FDA Driving Drug Prices into Stratosphere
BloombergBusiness has another story of a jaw-dropping price hike for a very old medicine. In this case,
Colchicine, a gout remedy so old that the ancient Greeks knew about its effects, used to cost about 25 cents per pill in the U.S. Then in 2010 its price suddenly jumped 2,000 percent.
How did this happen? Colchicine is one of a small number of drugs that were marketed before 1938. That year, the Food, Drugs, & Cosmetics Act was passed to require new drugs to be approved for “safety” as well as be “pure” (that is, not adulterated or misbranded as required since 1906).
When the Act was amended to require “efficacy” in 1962, drugs approved since 1938 had to be approved again. However, pre-1938 drugs have never had to be approved. In today’s parlance, they were “grandfathered.”
Or, at least they were grandfathered until 2006, when the FDA decided to cause the makers of those drugs to apply for approval under the 1962 standards of both safety and efficacy. This is called the Marketed, Unapproved Drugs Initiative and Compliance Policy Guide.
Winning approval requires very expensive clinical trials. Pre-1938 drugs are no longer patented. However, forcing them to go through the FDA regulatory gauntlet effectively gives their manufacturers’ exclusivity similar to patents. The FDA asserts the unapproved drugs were unsafe, citing a few examples.
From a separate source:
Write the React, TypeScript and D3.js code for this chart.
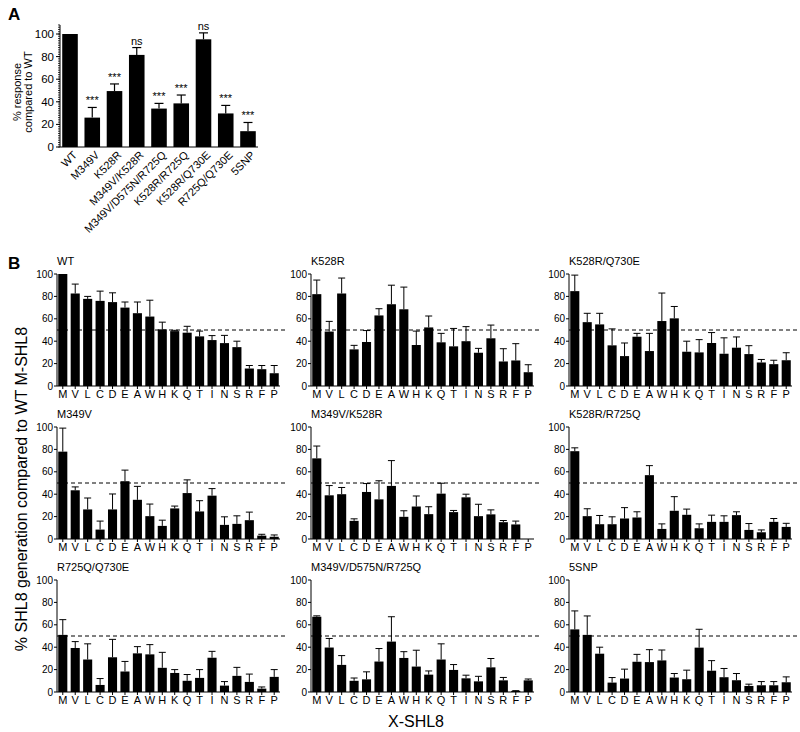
import React from "react";
import * as d3 from "d3";

// panel A: overall response per mutant
const panelANames = [
  "WT",
  "M349V",
  "K528R",
  "M349V/K528R",
  "M349V/D575N/R725Q",
  "K528R/R725Q",
  "K528R/Q730E",
  "R725Q/Q730E",
  "5SNP"
];
const panelAMean = [100, 26, 49.5, 81.5, 34, 38.6, 95.3, 29.7, 14];
const panelASem = [0, 9, 6.3, 6.5, 4.6, 7.4, 5.7, 7.1, 7.7];
const panelASig = ["", "***", "***", "ns", "***", "***", "ns", "***", "***"];

// panel B: X-SHL8 residues
const residues = ["M", "V", "L", "C", "D", "E", "A", "W", "H", "K", "Q", "T", "I", "N", "S", "R", "F", "P"];

const wtMean = [100, 82.6, 77.8, 76, 74.9, 70, 65, 62, 50.6, 49, 47.6, 44.3, 41, 38.3, 34.7, 15.6, 15, 11.4];
const wtSem = [0, 8.4, 2.2, 8.7, 8.3, 5, 10, 14.6, 6.4, 0.7, 5.7, 4.7, 4, 6.9, 5.3, 2.7, 3.3, 6.9];

const k528rMean = [82, 48.6, 82.6, 32.7, 39.3, 63, 73, 68.5, 36.6, 52.3, 39, 35.4, 40, 29.7, 42.6, 21.9, 22.8, 12.3];
const k528rSem = [12.6, 9.1, 13.8, 3.6, 10.2, 6, 17, 19.8, 12.4, 10.2, 8, 16, 13, 3.9, 11.8, 11.4, 15, 6.7];

const k528rQ730eMean = [84.7, 57, 55, 36.3, 26.7, 44, 31.2, 58, 60.4, 30.6, 30, 38.4, 28.8, 34.2, 28.5, 21, 19.5, 23];
const k528rQ730eSem = [14.3, 7.9, 9.9, 14.7, 11.7, 3, 15.8, 25, 10.6, 9.4, 11.4, 9.3, 14.2, 9.6, 7.5, 2.7, 3.5, 6.7];

const m349vMean = [78, 43.5, 26.4, 8.4, 26.4, 51.6, 35, 20.4, 11.7, 27.3, 41, 24.6, 38.7, 12.6, 13.5, 16.8, 3, 2];
const m349vSem = [21, 3, 10.2, 7.6, 13.8, 9.9, 12, 10.8, 5.1, 2.1, 11.8, 9.6, 6.3, 7.2, 7.2, 7.2, 1.2, 1.6];

const m349vK528rMean = [72, 39, 40, 16.2, 42, 35.4, 47.4, 19.8, 29, 22.2, 40.5, 24, 37.2, 20.4, 22, 15, 13, 0];
const m349vK528rSem = [11, 8.7, 6, 1.8, 7.5, 16.6, 22.6, 5.4, 9.4, 6.6, 9.3, 1.5, 2.8, 10.6, 4, 1.5, 3, 0];

const k528rR725qMean = [78.4, 20.4, 13.2, 13.2, 18.3, 19.2, 57, 9, 25.2, 21.6, 9.6, 15.3, 15.3, 21.3, 8.1, 6, 15.3, 10.8];
const k528rR725qSem = [3, 6.6, 7.8, 6.6, 9.7, 5.1, 8.5, 4.5, 12.6, 5.1, 3.9, 6, 5.4, 3, 5.7, 2.1, 3, 3.2];

const r725qQ730eMean = [51, 39.3, 29, 6.3, 31, 18.3, 34.5, 33.6, 21.6, 17, 10, 12.6, 30.6, 5.7, 14.4, 9, 3, 13.5];
const r725qQ730eSem = [13.6, 5.7, 14, 5.7, 16, 9, 6, 8.7, 13.8, 3, 5.6, 7.4, 5.7, 3.6, 7.6, 7, 1.5, 6.5];

const tripleMean = [67.2, 39.7, 24.2, 10, 11.3, 27.2, 45, 30.4, 22.7, 15.5, 29, 19.7, 12.2, 9.5, 22, 10.4, 1, 10.4];
const tripleSem = [0.8, 8.1, 8.3, 2.5, 6.7, 11.6, 22.2, 5.6, 14.6, 3.3, 14, 4.8, 2.8, 4.5, 7.9, 2.6, 0.2, 1.2];

const snp5Mean = [55.9, 51, 34.2, 8.4, 12, 27, 26.7, 28.2, 12.9, 11.4, 39.6, 19, 13.2, 10.5, 5.4, 6, 6, 8.7];
const snp5Sem = [16.5, 16.9, 5.8, 4.5, 8.4, 6.6, 11.1, 9.3, 3.6, 8.1, 16.4, 9, 7.8, 6, 1.6, 3.3, 3.3, 4.8];

const panelsB = [
  { title: "WT", mean: wtMean, sem: wtSem },
  { title: "K528R", mean: k528rMean, sem: k528rSem },
  { title: "K528R/Q730E", mean: k528rQ730eMean, sem: k528rQ730eSem },
  { title: "M349V", mean: m349vMean, sem: m349vSem },
  { title: "M349V/K528R", mean: m349vK528rMean, sem: m349vK528rSem },
  { title: "K528R/R725Q", mean: k528rR725qMean, sem: k528rR725qSem },
  { title: "R725Q/Q730E", mean: r725qQ730eMean, sem: r725qQ730eSem },
  { title: "M349V/D575N/R725Q", mean: tripleMean, sem: tripleSem },
  { title: "5SNP", mean: snp5Mean, sem: snp5Sem }
];

const font = "Liberation Sans, Arial, Helvetica, sans-serif";

function PanelA() {
  const x = d3
    .scaleBand()
    .domain(panelANames)
    .range([60, 258])
    .paddingInner(0.3)
    .paddingOuter(0.1);
  const y = d3.scaleLinear().domain([0, 100]).range([147, 34]);
  const bw = x.bandwidth();
  const minor = d3.range(0, 108.1, 2);

  return (
    <g fontFamily={font}>
      <text x={8} y={20} fontSize={17} fontWeight="bold">A</text>
      <text
        transform="translate(21,92) rotate(-90)"
        textAnchor="middle"
        fontSize={11}
      >
        <tspan x={0} dy={0}>% response</tspan>
        <tspan x={0} dy={11}>compared to WT</tspan>
      </text>
      {/* y axis */}
      <line x1={60} x2={60} y1={y(0)} y2={y(108)} stroke="#000" />
      {minor.map(t => (
        <line key={t} x1={58} x2={60} y1={y(t)} y2={y(t)} stroke="#000" strokeWidth={0.8} />
      ))}
      {y.ticks(5).map(t => (
        <g key={t}>
          <line x1={56} x2={60} y1={y(t)} y2={y(t)} stroke="#000" />
          <text x={54} y={y(t)} dy="0.35em" textAnchor="end" fontSize={11.5}>
            {t}
          </text>
        </g>
      ))}
      <line x1={60} x2={258} y1={y(0)} y2={y(0)} stroke="#000" />
      {panelANames.map((n, i) => {
        const cx = (x(n) as number) + bw / 2;
        const top = y(panelAMean[i] + panelASem[i]);
        return (
          <g key={n}>
            <rect x={x(n)} y={y(panelAMean[i])} width={bw} height={y(0) - y(panelAMean[i])} fill="#000" />
            {panelASem[i] > 0 && (
              <g stroke="#000" strokeWidth={1.2}>
                <line x1={cx} x2={cx} y1={y(panelAMean[i])} y2={top} />
                <line x1={cx - 4.5} x2={cx + 4.5} y1={top} y2={top} />
              </g>
            )}
            {panelASig[i] && (
              <text x={cx} y={top - 3} textAnchor="middle" fontSize={11} fill="#000">
                {panelASig[i]}
              </text>
            )}
            <text
              transform={`translate(${cx + 5},${y(0) + 6}) rotate(-45)`}
              textAnchor="end"
              dy="0.35em"
              fontSize={11}
            >
              {n}
            </text>
          </g>
        );
      })}
    </g>
  );
}

function SmallPanel({ title, mean, sem, x0, y0 }) {
  const plotW = 223;
  const plotH = 112;
  const x = d3
    .scaleBand()
    .domain(residues)
    .range([x0, x0 + plotW])
    .paddingInner(0.27)
    .paddingOuter(0.1);
  const y = d3.scaleLinear().domain([0, 100]).range([y0, y0 - plotH]);
  const bw = x.bandwidth();

  return (
    <g fontFamily={font}>
      <text x={x0} y={y0 - plotH - 9} fontSize={11}>{title}</text>
      <line x1={x0} x2={x0} y1={y(0)} y2={y(100)} stroke="#000" />
      {y.ticks(5).map(t => (
        <g key={t}>
          <line x1={x0 - 3} x2={x0} y1={y(t)} y2={y(t)} stroke="#000" />
          <text x={x0 - 4} y={y(t)} dy="0.35em" textAnchor="end" fontSize={10}>
            {t}
          </text>
        </g>
      ))}
      <line x1={x0} x2={x0 + plotW} y1={y(0)} y2={y(0)} stroke="#000" />
      <line
        x1={x0}
        x2={x0 + plotW + 7}
        y1={y(50)}
        y2={y(50)}
        stroke="#000"
        strokeDasharray="4,3"
      />
      {residues.map((r, i) => {
        const cx = (x(r) as number) + bw / 2;
        const top = y(mean[i] + sem[i]);
        return (
          <g key={r}>
            <line x1={cx} x2={cx} y1={y0} y2={y0 + 3} stroke="#000" />
            {mean[i] > 0 && (
              <rect x={x(r)} y={y(mean[i])} width={bw} height={y0 - y(mean[i])} fill="#000" />
            )}
            {sem[i] > 0 && (
              <g stroke="#000" strokeWidth={1}>
                <line x1={cx} x2={cx} y1={y(mean[i])} y2={top} />
                <line x1={cx - 3.5} x2={cx + 3.5} y1={top} y2={top} />
              </g>
            )}
            <text x={cx} y={y0 + 11.5} textAnchor="middle" fontSize={11}>
              {r}
            </text>
          </g>
        );
      })}
    </g>
  );
}

const colX = [57, 311, 569];
const rowY = [386, 539, 692];

export default function App() {
  return (
    <svg
      width={800}
      height={732}
      style={{ position: "absolute", left: 0, top: 0, background: "#fff" }}
    >
      <rect width={800} height={732} fill="#fff" />
      <PanelA />
      <text x={8} y={269} fontSize={17} fontWeight="bold" fontFamily={font}>B</text>
      {panelsB.map((p, i) => (
        <SmallPanel
          key={p.title}
          title={p.title}
          mean={p.mean}
          sem={p.sem}
          x0={colX[i % 3]}
          y0={rowY[Math.floor(i / 3)]}
        />
      ))}
      <text
        transform="translate(27,489) rotate(-90)"
        textAnchor="middle"
        fontSize={16}
        fontFamily={font}
      >
        % SHL8 generation compared to WT M-SHL8
      </text>
      <text x={416} y={727} textAnchor="middle" fontSize={16} fontFamily={font}>
        X-SHL8
      </text>
    </svg>
  );
}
Nevertheless, it looks like the cure has serious side effects, suggesting the FDA has overstepped reasonable boundaries by requiring drugs used for almost a century to submit to regulation.
Another example is neostigmine, which is routinely used at the end of surgery to reverse the effects of anesthesia. It had been used for decades and predated FDA’s approval process. Once the newer version of neostigmine (Bloxiverz) was approved in June 2013, the exclusive manufacturer was able to raise the price by 522 percent.
This reflects a bureaucratic mindset. I don’t believe anyone in public health was clamoring for an old gout drug or a drug to revere the effects of certain anesthesia drugs to be clinically tested. If the FDA felt like some drug makers were pushing the limits by creating preparations unlike the originals, the agency still could have intervened in individual cases. This seems like bureaucratic over-reach for the sake of bureaucracy.
This is a good post, but the first three words of the title are a little inaccurate. The FDA is not driving anyone to raise prices. They are. at best, ignoring the higher prices, and to some extent, enabling the price hikes.
I wonder if it is past time to challenge the premise of the American drug industry which expects companies to charge what the market will bear. We see informal restraints and antitrust actions in many other parts of our economy. In the drug industry, stockholders and company executives are allowed to be pigs.
Thank you. “Enabling” or “driving” let’s not quibble.